ETF flows: Since January, spot Bitcoin ETFs have accumulated 387,000 BTC. But since June, the daily net flows have turned negative on 11 out of 20 trading days. The enthusiasm of Q1 has faded. Institutional bids are not chasing price at these levels. If the U.S. dollar strengthens or rate cuts are delayed, ETF flows could revert to net outflows. In May 2024, a single week of outflows erased 8,000 BTC. That’s not price-insensitive buying; it’s tactical.

Supply shock: The halving reduced daily issuance from 900 BTC to 450 BTC. But the available liquidity in the market is not determined by new issue alone. The realized cap trend (an aggregate cost basis) shows only a 2% monthly increase since halving. New capital is not flooding in. Without fresh demand, the supply shock is a passive tailwind, not an active catalyst. A consolidation could last 6-12 months before the scarcity premium materializes. For leveraged traders, that’s a death by funding rates.
What Hoffman misses is the correlation between Bitcoin price and global liquidity. The Fed has not cut rates. The U.S. dollar index is still elevated. Historically, Bitcoin bottoms coincide with the end of tightening cycles. We are in a “higher for longer” regime. The chain can only reflect current behavior; it cannot forecast macro decisions. The ledger never lies, it only waits to be read—but it reads the past, not the future.

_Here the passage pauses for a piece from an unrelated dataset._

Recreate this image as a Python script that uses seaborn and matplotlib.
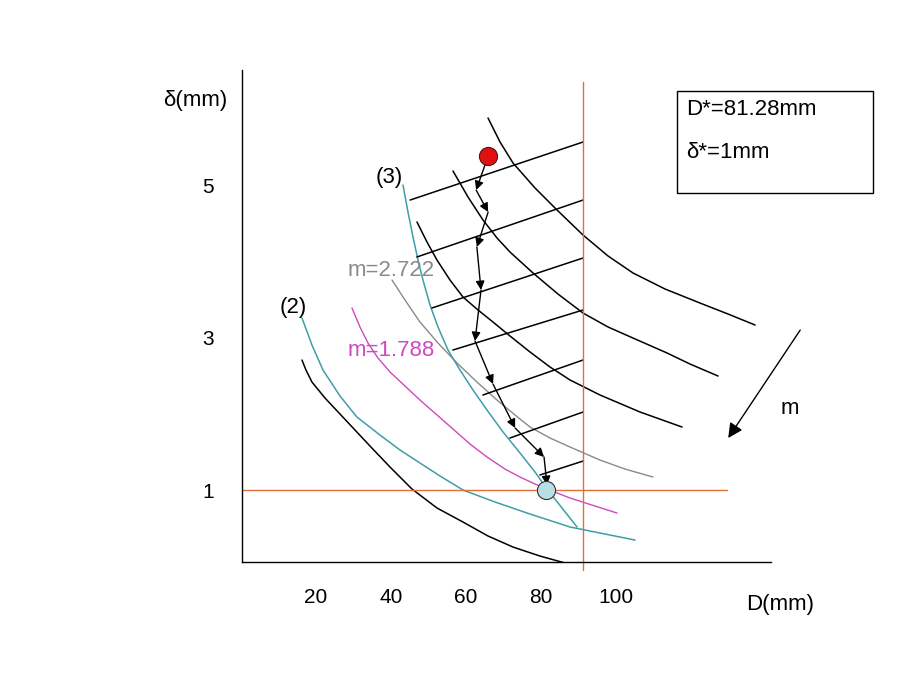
import matplotlib
matplotlib.use('Agg')
import matplotlib.pyplot as plt
import seaborn as sns
from matplotlib.patches import Rectangle

# curves: D (mm), delta (mm)
low_D = [16.27, 17.33, 18.93, 22.40, 26.40, 30.40, 34.40, 39.73, 45.60, 52.27,
         59.20, 65.87, 72.53, 79.73, 86.40]
low_d = [2.705, 2.574, 2.416, 2.207, 1.997, 1.787, 1.577, 1.302, 1.013, 0.764,
         0.580, 0.397, 0.252, 0.134, 0.043]

c2_D = [16.27, 18.93, 21.87, 26.40, 30.93, 37.07, 42.40, 47.73, 53.07, 59.20,
        67.73, 77.07, 87.73, 95.73, 105.07]
c2_d = [3.256, 2.902, 2.574, 2.233, 1.957, 1.721, 1.525, 1.354, 1.184, 1.0,
        0.843, 0.685, 0.515, 0.436, 0.344]

mag_D = [29.60, 31.73, 33.87, 36.53, 39.73, 43.73, 47.73, 52.27, 56.53, 61.07,
         65.60, 70.40, 74.40, 78.40, 81.60, 87.73, 94.40, 100.27]
mag_d = [3.387, 3.138, 2.928, 2.731, 2.548, 2.364, 2.180, 1.984, 1.800, 1.603,
         1.433, 1.275, 1.170, 1.079, 1.013, 0.895, 0.790, 0.698]

gray_D = [40.27, 43.73, 47.73, 52.53, 57.60, 62.93, 68.27, 73.07, 77.07, 82.40,
          87.73, 95.73, 102.40, 109.87]
gray_d = [3.754, 3.492, 3.203, 2.928, 2.666, 2.416, 2.180, 1.984, 1.826, 1.682,
          1.564, 1.393, 1.275, 1.170]

c3_D = [43.20, 44.53, 45.87, 47.20, 48.53, 50.40, 52.53, 55.20, 58.40, 61.87,
        65.60, 69.87, 74.40, 78.40, 81.60, 85.60, 89.60]
c3_d = [5.0, 4.646, 4.318, 4.016, 3.754, 3.426, 3.138, 2.836, 2.574, 2.311,
        2.049, 1.761, 1.485, 1.236, 1.013, 0.764, 0.515]

# black m-family curves (upper right)
fam_D = [
    [46.93, 49.60, 52.27, 55.73, 59.20, 63.20, 67.20, 71.73, 77.07, 82.40,
     87.73, 95.73, 106.40, 117.60],
    [56.53, 60.53, 64.53, 68.27, 71.73, 77.87, 84.53, 91.20, 97.87, 104.53,
     113.60, 119.73, 127.20],
    [65.87, 69.07, 72.53, 78.40, 84.27, 91.20, 97.87, 104.53, 113.07, 122.40,
     129.87, 137.07],
]
fam_d = [
    [4.515, 4.252, 4.016, 3.754, 3.531, 3.361, 3.203, 3.020, 2.810, 2.613,
     2.443, 2.246, 2.023, 1.826],
    [5.184, 4.843, 4.541, 4.305, 4.121, 3.846, 3.570, 3.321, 3.138, 2.993,
     2.797, 2.652, 2.495],
    [5.879, 5.564, 5.289, 4.961, 4.672, 4.344, 4.069, 3.846, 3.636, 3.452,
     3.308, 3.164],
]

# oblique constraint lines: (D0, d0) -> (D1, d1)
seg_D0 = [45.1, 46.9, 50.9, 56.5, 64.5, 71.7, 79.7]
seg_d0 = [4.803, 4.056, 3.387, 2.836, 2.246, 1.682, 1.197]
seg_D1 = [91.2, 91.2, 91.2, 91.2, 91.2, 91.2, 91.2]
seg_d1 = [5.564, 4.803, 4.043, 3.361, 2.705, 2.023, 1.380]

# search path
path_D = [65.9, 62.7, 65.9, 62.9, 64.0, 62.4, 67.2, 73.1, 80.8, 81.6]
path_d = [5.380, 4.934, 4.646, 4.187, 3.623, 2.954, 2.390, 1.813, 1.433, 1.066]

D_opt, d_opt = 81.28, 1.0
D_limit = 91.2

xticks = [20, 40, 60, 80, 100, 120]
xlabels = ['20', '40', '60', '80', '100', '']
yticks = [1, 2, 3, 4, 5]
ylabels = ['1', '', '3', '', '5']

teal = '#3e9ea8'
magenta = '#d048c0'
grey = '#8a8a8a'
red = '#e0703c'

sns.set_style('white')
plt.rcParams['font.family'] = ['Liberation Sans', 'DejaVu Sans']
plt.rcParams['text.color'] = 'black'
plt.rcParams['xtick.color'] = 'black'
plt.rcParams['ytick.color'] = 'black'

fig = plt.figure(figsize=(9.2, 6.9), dpi=100)
ax = fig.add_axes([0.263, 0.1855, 0.575, 0.713])

sns.lineplot(x=low_D, y=low_d, ax=ax, color='black', lw=1.1, sort=False, estimator=None)
sns.lineplot(x=c2_D, y=c2_d, ax=ax, color=teal, lw=1.1, sort=False, estimator=None)
sns.lineplot(x=mag_D, y=mag_d, ax=ax, color=magenta, lw=1.0, sort=False, estimator=None)
sns.lineplot(x=gray_D, y=gray_d, ax=ax, color=grey, lw=1.0, sort=False, estimator=None)
sns.lineplot(x=c3_D, y=c3_d, ax=ax, color=teal, lw=1.1, sort=False, estimator=None)
for xs, ys in zip(fam_D, fam_d):
    sns.lineplot(x=xs, y=ys, ax=ax, color='black', lw=1.1, sort=False, estimator=None)

for x0, y0, x1, y1 in zip(seg_D0, seg_d0, seg_D1, seg_d1):
    ax.plot([x0, x1], [y0, y1], color='black', lw=1.1)

# limit lines
ax.plot([D_limit, D_limit], [-0.05, 6.35], color=red, lw=1.0, clip_on=False)
ax.plot([0.3, 129.6], [d_opt, d_opt], color=red, lw=1.0)

# path with arrows
for i in range(len(path_D) - 1):
    ax.annotate('', xy=(path_D[i + 1], path_d[i + 1]), xytext=(path_D[i], path_d[i]),
                arrowprops=dict(arrowstyle='-|>', color='black', lw=1.0,
                                mutation_scale=13, shrinkA=0, shrinkB=0))

ax.scatter([path_D[0]], [path_d[0]], s=170, color='#e01010', edgecolor='#551111', lw=0.8, zorder=5)
ax.scatter([D_opt], [d_opt], s=170, color='#b8dfe6', edgecolor='#333333', lw=0.8, zorder=5)

# m direction arrow
ax.annotate('', xy=(129.9, 1.682), xytext=(149.1, 3.098),
            arrowprops=dict(arrowstyle='-|>', color='black', lw=1.0, mutation_scale=22,
                            shrinkA=0, shrinkB=0), annotation_clip=False)
ax.text(146.4, 2.075, 'm', fontsize=16, ha='center', va='center', clip_on=False)

# labels on curves
ax.text(39.5, 5.105, '(3)', fontsize=16, ha='center', va='center')
ax.text(13.9, 3.40, '(2)', fontsize=16, ha='center', va='center')
ax.text(28.3, 3.885, 'm=2.722', fontsize=16, color=grey, ha='left', va='center')
ax.text(28.3, 2.836, 'm=1.788', fontsize=16, color=magenta, ha='left', va='center')

# info box
ax.add_patch(Rectangle((116.3, 4.895), 52.2, 1.338, fill=False, edgecolor='black',
                       lw=1.0, clip_on=False))
ax.text(118.7, 5.984, 'D*=81.28mm', fontsize=16, ha='left', va='center', clip_on=False)
ax.text(118.7, 5.420, 'δ*=1mm', fontsize=16, ha='left', va='center', clip_on=False)

# axis titles
ax.text(-12.3, 6.115, 'δ(mm)', fontsize=16, ha='center', va='center', clip_on=False)
ax.text(143.7, -0.495, 'D(mm)', fontsize=16, ha='center', va='center', clip_on=False)

ax.set_xlim(0.27, 141.3)
ax.set_ylim(0.056, 6.508)
ax.set_xticks(xticks)
ax.set_xticklabels(xlabels)
ax.set_yticks(yticks)
ax.set_yticklabels(ylabels)
ax.tick_params(axis='x', direction='in', length=10, width=1, pad=19, labelsize=15)
ax.tick_params(axis='y', direction='in', length=11, width=1, pad=20, labelsize=15)
ax.set_xlabel('')
ax.set_ylabel('')
sns.despine(ax=ax)
for s in ['left', 'bottom']:
    ax.spines[s].set_color('black')
    ax.spines[s].set_linewidth(1.0)

fig.savefig('out.png', dpi=100)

Takeaway: Next-Week Signal
Ignore the narrative. Watch the data. The next weekly candle will test whether Bitcoin can hold above the 200-day moving average ($61,200). A breakdown below that level with a rising exchange balance would be the real “last panic sell-off” signal—but it would mean a lower bottom, not a confirmed floor. Set a watch on the MVRV Z-score: if it dips below 1.5 while ETF flows turn positive for three consecutive days, the accumulation zone is active. Until then, treat Hoffman’s call as a weather forecast—probabilistic, not deterministic. The chain will deliver its verdict in the next 21,600 blocks.